Ransom by David Malouf

Ransom by David Malouf (2009)

Found on the Adult Fiction shelves at MALOUF

I am a big fan of The Iliad. It is a miracle and astonishes me every time I read it. Homer’s poetry still begs to be read out loud.  That is why Malouf’s book is so startling. He has taken something entirely ancient and beautiful and made it his own, with a poetic prose than humanizes and brings new consciousness to the last book of the Iliad.   

This is my second reading.  Reading this, I felt I was there, in the tamarisk grove, with my feet in the cool water, eating buckwheat buttermilk pancakes (gluten-free!) and listening to the humble yet gorgeous Somax talking about his daughter-in-law’s cooking technique.  And I was Priam, as his curiosity and interest, dead inside protocol and form for so long, was awakened by the simple veracity of his companion.  

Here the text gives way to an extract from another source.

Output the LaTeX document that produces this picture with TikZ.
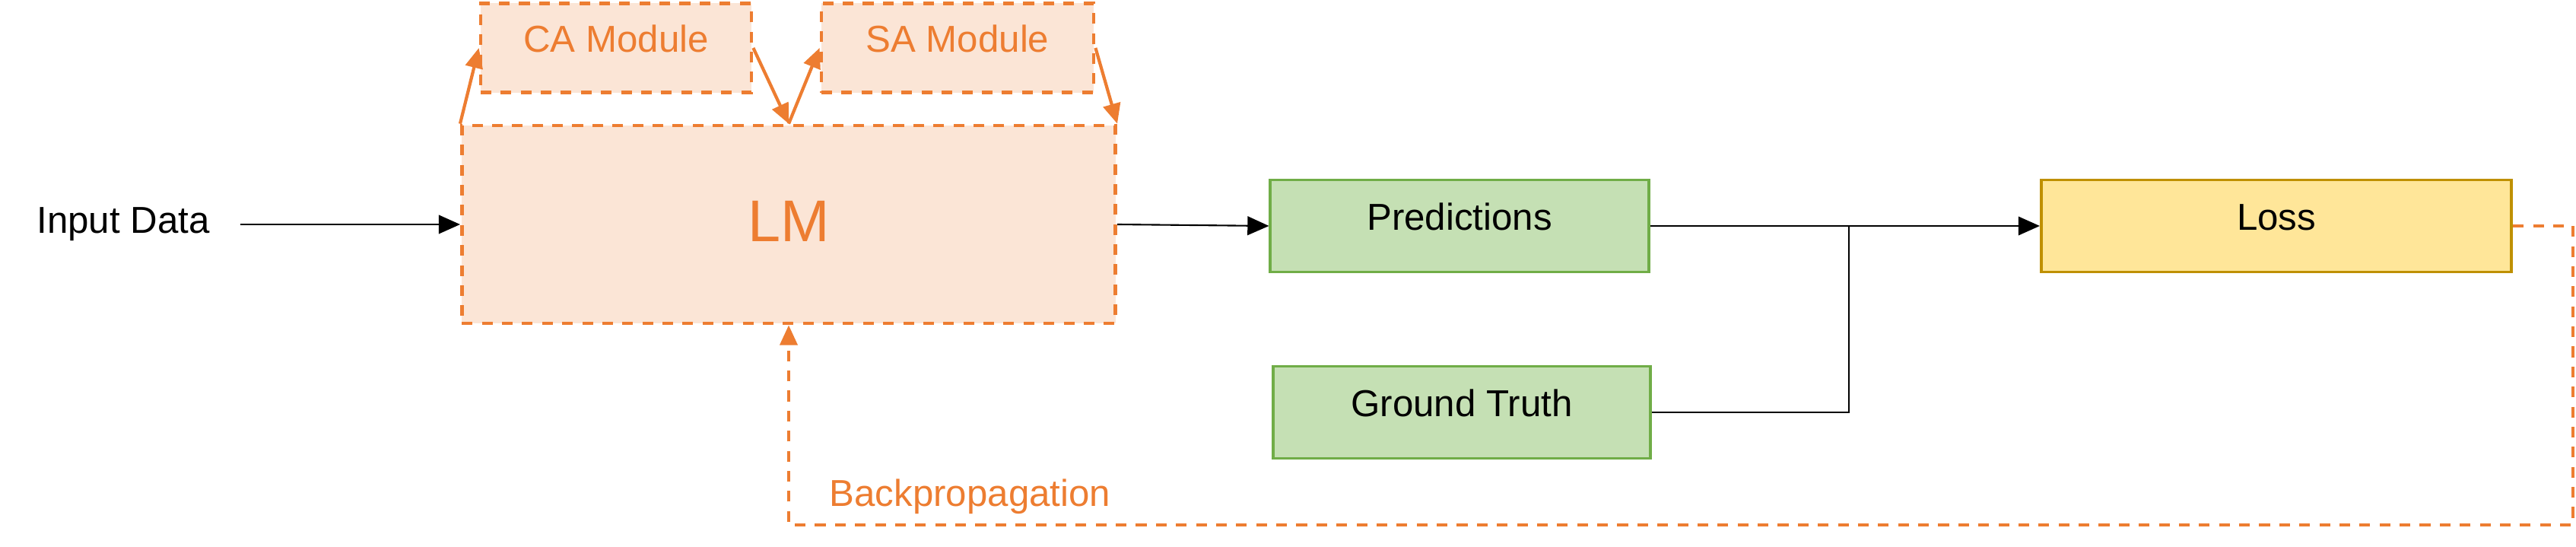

Malouf speaks to all of us today, and offers a lesson to the leaders of our government to “Try something new”.   “ ‘I believe’, he says, ‘that the thing that is needed to cut this knot we are all tied in is something that has never before been done or thought of. Something impossible. Something new.’ ”  Yeah, like meeting each other as human being to human being and speaking from what connects us rather than what separates us.

This is a beautiful, human book. I fell in love with Somax and his little Beauty. I am in love with Malouf’s writing. I have no idea what that stupid woman Chimamanda Adiche was talking about on the First Tuesday Book Club when she said this book had no plot. Is she nuts? She has gone way down in my estimation…clueless.

This is lick–the-pages stuff,  that speaks to what is so simple and human in all of us and that brings dignity to all of life; love. The Iliad never had it so good.